A New York City musician by the name of Yury Merman claims Wiz Khalifa owes him money. Apparently, Wiz sampled Yury’s song on his track “iSay” without permission. This track featuring Juicy J is the last song on the KHALIFA album released back in February.

HipHopDX was able to speak with Merman and his lawyer, Richard A. Roth. In the process, we were provided with a copy of the complaint that was issued.

Wiz Khalifa lawsuit

The facts state, “Yury is a producer and artist of a select catalog of music compositions and owner of various copyrights and other intellectual property rights in music, musical works and productions.” To summarize, he’s not a rookie artist.

At the end of September 2011, Yury says he purchased the original French song from the Apple Store. In his first attempt, he thought the song would be a perfect sample for a new track on his then upcoming album, titled Self-Improvement. After fiddling with it some more, Yury created a whole new and unique melodic progression with the original French song.

After heavily distorting and manipulating the different musical elements, the melody was nearly unrecognizable from the original sound and completely unique from the original French song.

Yury titled the new song “La Plafond” (the “Song”) and continued to work on its percussive elements, but was unsatisfied with the outcome. In November of that same year, he decides to bring the track to ID Labs to fine tune and perfect the record.

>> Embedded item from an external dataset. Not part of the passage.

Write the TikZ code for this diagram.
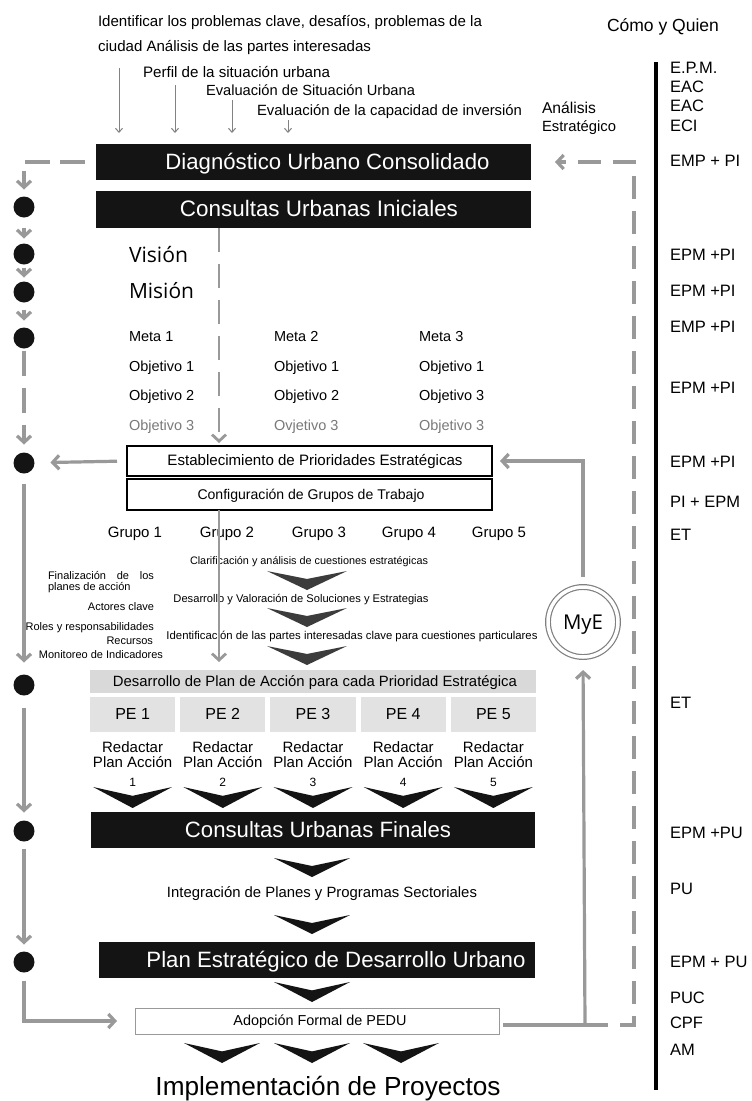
\documentclass[tikz,border=0pt]{standalone}
\usepackage{fontspec}
\setmainfont{Liberation Sans}
\newfontfamily\osf{Open Sans}
\usetikzlibrary{arrows.meta}
\definecolor{lineg}{HTML}{999999}
\definecolor{boxk}{HTML}{141414}
\definecolor{hdr}{HTML}{D9D9D9}
\definecolor{pec}{HTML}{E2E2E2}
\definecolor{chevg}{HTML}{3C3C3C}
\definecolor{txtg}{HTML}{7A7A7A}
\newcommand\tw[2]{\resizebox{#1pt}{!}{\vphantom{Ág}#2}}
\newcommand\chev[5]{\fill[#5] (#1-#3/2,#2) -- (#1,#2+#4*0.42) -- (#1+#3/2,#2) -- (#1,#2+#4) -- cycle;}
\begin{document}
\begin{tikzpicture}[x=1pt,y=-1pt,
  every node/.style={inner sep=0pt,outer sep=0pt},
  gline/.style={draw=lineg,line width=3.2pt},
  garrow/.style={gline,-{Straight Barb[length=6.5pt,width=14pt]}},
  rdash/.style={gline,dash pattern=on 23pt off 12pt},
  thinarr/.style={draw=lineg!85!black,line width=1pt,-{Straight Barb[length=4pt,width=7pt]}},
  blackbox/.style={fill=boxk,text=white,minimum width=435pt,minimum height=36pt},
  whitebox/.style={draw=black,line width=1.3pt,fill=white,minimum width=365pt,minimum height=30pt},
  circ/.style={circle,fill=boxk,minimum size=21pt},
  rl/.style={anchor=west,font=\fontsize{16.5}{18}\selectfont},
  obj/.style={anchor=west,font=\fontsize{14.5}{16}\selectfont},
  grp/.style={font=\fontsize{15}{16}\selectfont},
  lt/.style={font=\fontsize{11}{12}\selectfont},
  pecell/.style={fill=pec,minimum width=85.2pt,minimum height=35pt,font=\fontsize{16}{16}\selectfont},
  red/.style={align=center,font=\fontsize{15}{15}\selectfont}
]
\fill[white] (0,0) rectangle (752,1101);
\useasboundingbox (0,0) rectangle (752,1101);

% ---------- top texts ----------
\node[anchor=west] (t1) at (98,22) {\tw{384}{Identificar los problemas clave, desafíos, problemas de la}};
\node[anchor=west] (t2) at (98,47) {\tw{273}{ciudad Análisis de las partes interesadas}};
\node[anchor=west] (t3) at (143,72) {\tw{187}{Perfil de la situación urbana}};
\node[anchor=west] (t4) at (206,91) {\tw{209}{Evaluación de Situación Urbana}};
\node[anchor=west] (t5) at (257,111) {\tw{265}{Evaluación de la capacidad de inversión}};
\node[anchor=west] (ae1) at (542,108) {\tw{54}{Análisis}};
\node[anchor=west] (ae2) at (542,127) {\tw{74}{Estratégico}};
\node[anchor=west] (cq) at (607,26) {\tw{112}{Cómo y Quien}};

% ---------- main boxes ----------
\node[blackbox] (diag) at (313.5,162) {\hspace*{28pt}\tw{324}{Diagnóstico Urbano Consolidado}};
\node[blackbox,minimum height=37pt] (cui) at (313.5,209.5) {\hspace*{11pt}\tw{278}{Consultas Urbanas Iniciales}};

\coordinate (a1) at (119,68);
\coordinate (a2) at (175,85);
\coordinate (a3) at (232,100);
\coordinate (a4) at (288,120);
\foreach \a in {a1,a2,a3,a4}{\draw[thinarr,shorten >=11pt] (\a) -- (\a |- diag.north);}

% ---------- vision / mision / metas ----------
\node[anchor=west] (vis) at (129,255) {\osf\tw{59}{Visión}};
\node[anchor=west] (mis) at (129,291) {\osf\tw{65}{Misión}};
\node[obj] (m1) at (129,337) {Meta 1};
\node[obj] (m2) at (274,337) {Meta 2};
\node[obj] (m3) at (419,337) {Meta 3};
\node[obj] (o11) at (129,368) {Objetivo 1};
\node[obj] (o21) at (274,368) {Objetivo 1};
\node[obj] (o31) at (419,368) {Objetivo 1};
\node[obj] (o12) at (129,397) {Objetivo 2};
\node[obj] (o22) at (274,397) {Objetivo 2};
\node[obj] (o32) at (419,397) {Objetivo 3};
\node[obj,text=txtg] (o13) at (129,427) {Objetivo 3};
\node[obj,text=txtg] (o23) at (274,427) {Ovjetivo 3};
\node[obj,text=txtg] (o33) at (419,427) {Objetivo 3};

% ---------- prioridades ----------
\node[whitebox] (estab) at (309.5,461) {\hspace*{11pt}\tw{295}{Establecimiento de Prioridades Estratégicas}};
\node[whitebox,minimum height=31pt] (config) at (309.5,494.5) {\hspace*{3pt}\tw{227}{Configuración de Grupos de Trabajo}};

\node[grp] (g1) at (135,534) {Grupo 1};
\node[grp] (g2) at (227,534) {Grupo 2};
\node[grp] (g3) at (319,534) {Grupo 3};
\node[grp] (g4) at (409,534) {Grupo 4};
\node[grp] (g5) at (499,534) {Grupo 5};

\node (q1) at (309,561) {\tw{238}{Clarificación y análisis de cuestiones estratégicas}};
\chev{307}{571}{80}{19}{chevg}
\node (q2) at (301,599) {\tw{255}{Desarrollo y Valoración de Soluciones y Estrategias}};
\chev{307}{608}{80}{19}{chevg}
\node (q3) at (352,636) {\tw{371}{Identificación de las partes interesadas clave para cuestiones particulares}};
\chev{307}{646}{80}{19}{chevg}

\node[lt,anchor=west] (l1) at (48,575) {\makebox[106pt][s]{Finalización de los}};
\node[lt,anchor=west] (l2) at (48,588) {planes de acción};
\node[lt,anchor=east] (l3) at (154,607) {Actores clave};
\node[lt,anchor=east] (l4) at (154,628) {Roles y responsabilidades};
\node[lt,anchor=east] (l5) at (153,641) {Recursos};
\node[lt,anchor=east] (l6) at (163,655) {Monitoreo de Indicadores};

% ---------- plan de accion ----------
\node[fill=hdr,minimum width=446pt,minimum height=23pt] (hdr) at (313,681.5) {\hspace*{4pt}\tw{404}{Desarrollo de Plan de Acción para cada Prioridad Estratégica}};
\foreach \i/\cx in {1/132.6,2/222.8,3/313.0,4/403.2,5/493.4}{
  \node[pecell] (pe\i) at (\cx,714.5) {\vphantom{Ág}PE \i};
  \node[red] (rd\i) at (\cx,754.5) {Redactar\\Plan Acción};
  \chev{\cx}{787}{79}{21}{boxk}
  \node[font=\fontsize{12}{12}\selectfont] (n\i) at (\cx,782) {\i};
}

% ---------- final stages ----------
\node[blackbox,minimum width=444pt] (cuf) at (313,830) {\hspace*{10pt}\tw{266}{Consultas Urbanas Finales}};
\chev{312}{858}{76}{19}{boxk}
\node (integ) at (322,893) {\tw{310}{Integración de Planes y Programas Sectoriales}};
\chev{312}{915}{76}{19}{boxk}
\node[blackbox,minimum width=436pt] (ped) at (317,960) {\hspace*{38pt}\tw{379}{Plan Estratégico de Desarrollo Urbano}};
\chev{312}{982}{76}{20}{boxk}
\node[draw=lineg,line width=1pt,fill=white,minimum width=364pt,minimum height=26pt] (adop) at (317,1021) {\hspace*{6pt}\tw{173}{Adopción Formal de PEDU}};
\chev{222}{1043}{76}{20}{boxk}
\chev{312}{1043}{76}{20}{boxk}
\chev{401}{1043}{76}{20}{boxk}
\node (impl) at (328,1087) {\tw{345}{Implementación de Proyectos}};

% ---------- MyE ----------
\node[circle,draw=gray,line width=1.2pt,double=white,double distance=3.5pt,minimum size=70pt] (mye) at (583,622) {\osf\tw{40}{MyE}};

% ---------- left column ----------
\node[circ] (c1) at (24,207) {};
\node[circ] (c2) at (24,254) {};
\node[circ] (c3) at (24,292) {};
\node[circ] (c4) at (24,338) {};
\node[circ] (c5) at (24,463) {};
\node[circ] (c6) at (24,685) {};
\node[circ] (c7) at (24,831) {};
\node[circ] (c8) at (24,962) {};
\coordinate (lc) at (24,162);

\draw[garrow,dash pattern=on 25pt off 10pt,shorten <=11pt,shorten >=7pt] (diag.west) -- (lc) -- (c1);
\draw[garrow,shorten <=10pt,shorten >=5pt] (c1) -- (c2);
\draw[garrow,shorten <=3pt,shorten >=4pt] (c2) -- (c3);
\draw[garrow,shorten <=7pt,shorten >=7pt] (c3) -- (c4);
\draw[garrow,dash pattern=on 25pt off 12pt,shorten <=2pt,shorten >=8pt] (c4) -- (c5);
\draw[garrow,shorten <=10pt,shorten >=16pt] (estab.west) -- (c5);
\draw[garrow,shorten <=10pt,shorten >=12pt] (c5) -- (c6);
\draw[garrow,shorten <=12pt,shorten >=8pt] (c6) -- (c7);
\draw[garrow,shorten <=7pt,shorten >=7pt] (c7) -- (c8);
\draw[garrow,shorten <=8pt,shorten >=18pt] (c8) -- (c8 |- adop.west) -- (adop.west);

% ---------- centre verticals ----------
\coordinate (dv) at (219,300);
\draw[garrow,line width=2.8pt,dash pattern=on 24pt off 12pt,shorten >=3pt] (cui.south -| dv) -- (estab.north -| dv);
\draw[garrow,line width=2.8pt,shorten >=8pt] (config.south -| dv) -- (hdr.north -| dv);

% ---------- right side ----------
\draw[garrow,shorten <=10pt,shorten >=8pt] (mye.north) -- (mye.north |- estab.east) -- (estab.east);
\coordinate (jn) at (585,1025);
\coordinate (rc1) at (634,1025);
\coordinate (rc2) at (634,162);
\draw[gline,shorten <=4pt] (adop.east |- jn) -- (jn);
\draw[garrow,shorten >=13pt] (jn) -- (mye.south);
\draw[rdash,-{Straight Barb[length=6.5pt,width=14pt]},shorten >=24pt] (jn) -- (rc1) -- (rc2) -- (diag.east);

\coordinate (bt) at (656,62);
\coordinate (bb) at (656,1090);
\draw[line width=3.8pt,black] (bt) -- (bb);

\node[rl] (r1) at (670,68) {E.P.M.};
\node[rl] (r2) at (670,87) {EAC};
\node[rl] (r3) at (670,106) {EAC};
\node[rl] (r4) at (670,126) {ECI};
\node[rl] (r5) at (670,161) {EMP + PI};
\node[rl] (r6) at (670,255) {EPM +PI};
\node[rl] (r7) at (670,291) {EPM +PI};
\node[rl] (r8) at (670,327) {EMP +PI};
\node[rl] (r9) at (670,388) {EPM +PI};
\node[rl] (r10) at (670,462) {EPM +PI};
\node[rl] (r11) at (670,502) {PI + EPM};
\node[rl] (r12) at (670,535) {ET};
\node[rl] (r13) at (670,703) {ET};
\node[rl] (r14) at (670,833) {EPM +PU};
\node[rl] (r15) at (670,889) {PU};
\node[rl] (r16) at (670,962) {EPM + PU};
\node[rl] (r17) at (670,998) {PUC};
\node[rl] (r18) at (670,1023) {CPF};
\node[rl] (r19) at (670,1050) {AM};
\end{tikzpicture}
\end{document}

This is when Yury linked with Big Jerm, audio engineer, and longstanding member of ID Labs. Jerm helped edit the percussive elements of the “Song” and was paid $50 per hour for his audio engineering services. During the process, the track was saved onto Jerm’s computer. After the song was finalized, it appeared on the Self-Improvement album, which was released by Yury on April 16, 2012.

Wiz Khalifa is a frequent visitor of ID Labs. The complaint states, “Upon information and belief, on at least one occasion, Wiz Khalifa visited ID Labs whereby the Song was wrongfully solicited by ID Labs, Big Jerm, and E Dan. Yury was not informed of this use of the “Song,” and did not give Big Jerm, E Dan, and ID Labs permission to solicit his intellectual property.”

Unbeknownst to Yury, Wiz Khalifa purchased the record from Big Jerm, E Dan, and ID Labs, which eventually turned into “iSay,” which was released on February 5, 2016, He claims the sample was falsely credited and used without permission, as he was given no production credits for the track.

Wiz Khalifa convo

On October 16, 2015, Yury says he reached out to Big Jerm to assert his copyright rights. As evidenced in the alleged text conversation above, Jerm admits Yury had rights to the song. More than a year has passed and Yury says he yet receive any sort of payment. Numerous requests (five documented in total) have been made, but according to court records, the defendants refuse to comply.

HipHopDX inquired about any photos from the session. Yury responded, “I was not there for the session. ID Labs either sent the instrumental over to Wiz Khalifa or played it for him when he was in the studio, which they possessed because I recorded my song ‘La Plafond’ at ID Labs studios.

“I had no knowledge of any of this going on, as they did it behind my back,” he says.

Requests to both Taylor Gang Entertainment and Atlantic Records for comment proved to be unsuccessful. Yury is seeking unspecified damages in the case.